In May, Netflix announced plans to adapt The Witcher, a series of books by Polish author Andrzej Sapkowski. Now, it’s been confirmed that the task of bringing the novels to the streaming service will fall to Lauren Schmidt Hissrich.
Hissrich has a longstanding relationship with Netflix, having served as an executive producer on both Daredevil and The Defenders. She also received writing credits for episodes of those two shows, as well as Power, Private Practice, and The West Wing, the series that helped her start her career in writing for television.
Not much is known about plans for Netflix’s take on The Witcher, save for the fact that it has been given a multiple-series order. Hissrich is set to serve as both an executive producer and the showrunner, according to Variety.

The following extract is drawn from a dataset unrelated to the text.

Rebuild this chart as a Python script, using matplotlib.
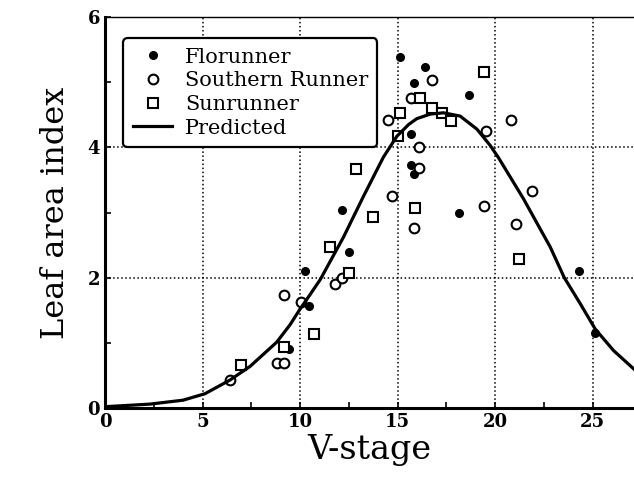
import matplotlib
matplotlib.use("Agg")
import matplotlib.pyplot as plt
import numpy as np

# Florunner (filled circles)
flo_x = [15.13, 16.41, 15.83, 18.68, 15.69, 15.68, 15.85, 18.12, 12.17, 12.51,
         10.26, 24.3, 10.48, 25.1, 9.45]
flo_y = [5.38, 5.23, 4.98, 4.80, 4.21, 3.73, 3.59, 2.99, 3.04, 2.40,
         2.10, 2.10, 1.56, 1.15, 0.91]

# Southern Runner (open circles)
sou_x = [16.75, 15.69, 14.53, 20.8, 19.52, 16.1, 16.1, 14.7, 21.88, 19.44,
         21.04, 15.83, 9.2, 11.78, 12.17, 10.03, 6.41, 8.8, 9.2]
sou_y = [5.04, 4.75, 4.42, 4.42, 4.25, 4.0, 3.69, 3.26, 3.33, 3.10,
         2.83, 2.76, 1.74, 1.91, 2.0, 1.62, 0.43, 0.69, 0.69]

# Sunrunner (open squares)
sun_x = [19.44, 16.12, 15.13, 16.75, 17.26, 17.73, 15.0, 12.85, 15.9, 13.72,
         21.2, 11.52, 12.53, 6.97, 9.15, 10.72]
sun_y = [5.15, 4.75, 4.52, 4.61, 4.52, 4.41, 4.18, 3.67, 3.07, 2.93,
         2.28, 2.47, 2.07, 0.66, 0.93, 1.14]

# Predicted curve
pred_x = [0, 2.31, 4.0, 5.13, 6.41, 7.44, 8.8, 9.49, 10.0, 10.51, 11.03,
          12.22, 13.25, 14.27, 14.96, 15.56, 15.98, 16.67, 17.35, 18.2,
          19.06, 19.74, 20.17, 21.45, 22.82, 23.54, 24.36, 25.13, 26.07, 27.1]
pred_y = [0.02, 0.06, 0.12, 0.22, 0.43, 0.64, 1.01, 1.28, 1.52, 1.74, 1.97,
          2.62, 3.25, 3.85, 4.17, 4.35, 4.44, 4.51, 4.53, 4.48,
          4.28, 4.03, 3.84, 3.21, 2.47, 2.0, 1.60, 1.21, 0.88, 0.60]

plt.rcParams['font.family'] = ['DejaVu Serif']

fig = plt.figure(figsize=(6.34, 4.82), dpi=100)
ax = fig.add_axes([0.1656, 0.1535, 0.834, 0.8112])

ax.plot(flo_x, flo_y, 'o', color='black', markersize=5.5, label='Florunner', zorder=3)
ax.plot(sou_x, sou_y, 'o', markerfacecolor='white', markeredgecolor='black',
        markeredgewidth=1.5, markersize=7, label='Southern Runner', zorder=3)
ax.plot(sun_x, sun_y, 's', markerfacecolor='white', markeredgecolor='black',
        markeredgewidth=1.5, markersize=7, label='Sunrunner', zorder=3)
ax.plot(pred_x, pred_y, '-', color='black', linewidth=2.3, label='Predicted',
        zorder=4, solid_joinstyle='round')

ax.set_xlim(0, 27.1)
ax.set_ylim(0, 6)
ax.set_xticks([0, 5, 10, 15, 20, 25])
ax.set_xticks(np.arange(2.5, 27, 5), minor=True)
ax.set_yticks([0, 2, 4, 6])
ax.set_yticks([1, 3, 5], minor=True)
ax.grid(True, which='major', linestyle=':', color='black', linewidth=1.1)
ax.tick_params(which='both', direction='in', length=4, width=1.2, labelsize=13)
for lab in ax.get_xticklabels() + ax.get_yticklabels():
    lab.set_fontweight('bold')

ax.spines['left'].set_linewidth(2.2)
ax.spines['bottom'].set_linewidth(2.2)
ax.spines['top'].set_linewidth(1.0)
ax.spines['right'].set_visible(False)

ax.set_xlabel('V-stage', fontsize=24, labelpad=2)
ax.set_ylabel('Leaf area index', fontsize=23, labelpad=12)

leg = ax.legend(loc='upper left', bbox_to_anchor=(0.015, 0.972), fontsize=15,
                frameon=True, fancybox=True, edgecolor='black', framealpha=1,
                handlelength=1.9, handletextpad=0.6, labelspacing=0.22,
                borderpad=0.45)
leg.get_frame().set_linewidth(1.6)

fig.savefig('out.png', dpi=100)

The Witcher is best known to audiences outside of Europe as a series of hit role-playing games developed by CD Projekt Red. However, these titles are set after the series of novels and don’t serve as a direct adaptation of Sapkowski’s work.
Indeed, the author has expressed some disdain for CD Projekt Red’s output, as critically acclaimed as it has proven to be. Sapkowski made no secret of his opinion of both the titles themselves – and the medium of video games as a whole – in an interview with Waypoint published earlier this year.
Still, the Netflix series is set to serve as something of a collaboration between the talent that made both the books and the games so compelling for fantasy fans. Sapkowski will serve as a creative consultant, while the director of the computer-generated intros for the CD Projekt Red adaptations, Tomasz Baginski, will direct at least one episode in each season.
It’s difficult to imagine just how Netflix’s The Witcher will play out — the success of Game of Thrones has proven that there’s an audience out there for epic fantasy, but The Witcher has a much greater emphasis on monsters from the outset than the early seasons of HBO’s hit series did. It remains to be seen whether the masses will catch on, but fans of the books and the games alike have plenty of reason to be excited.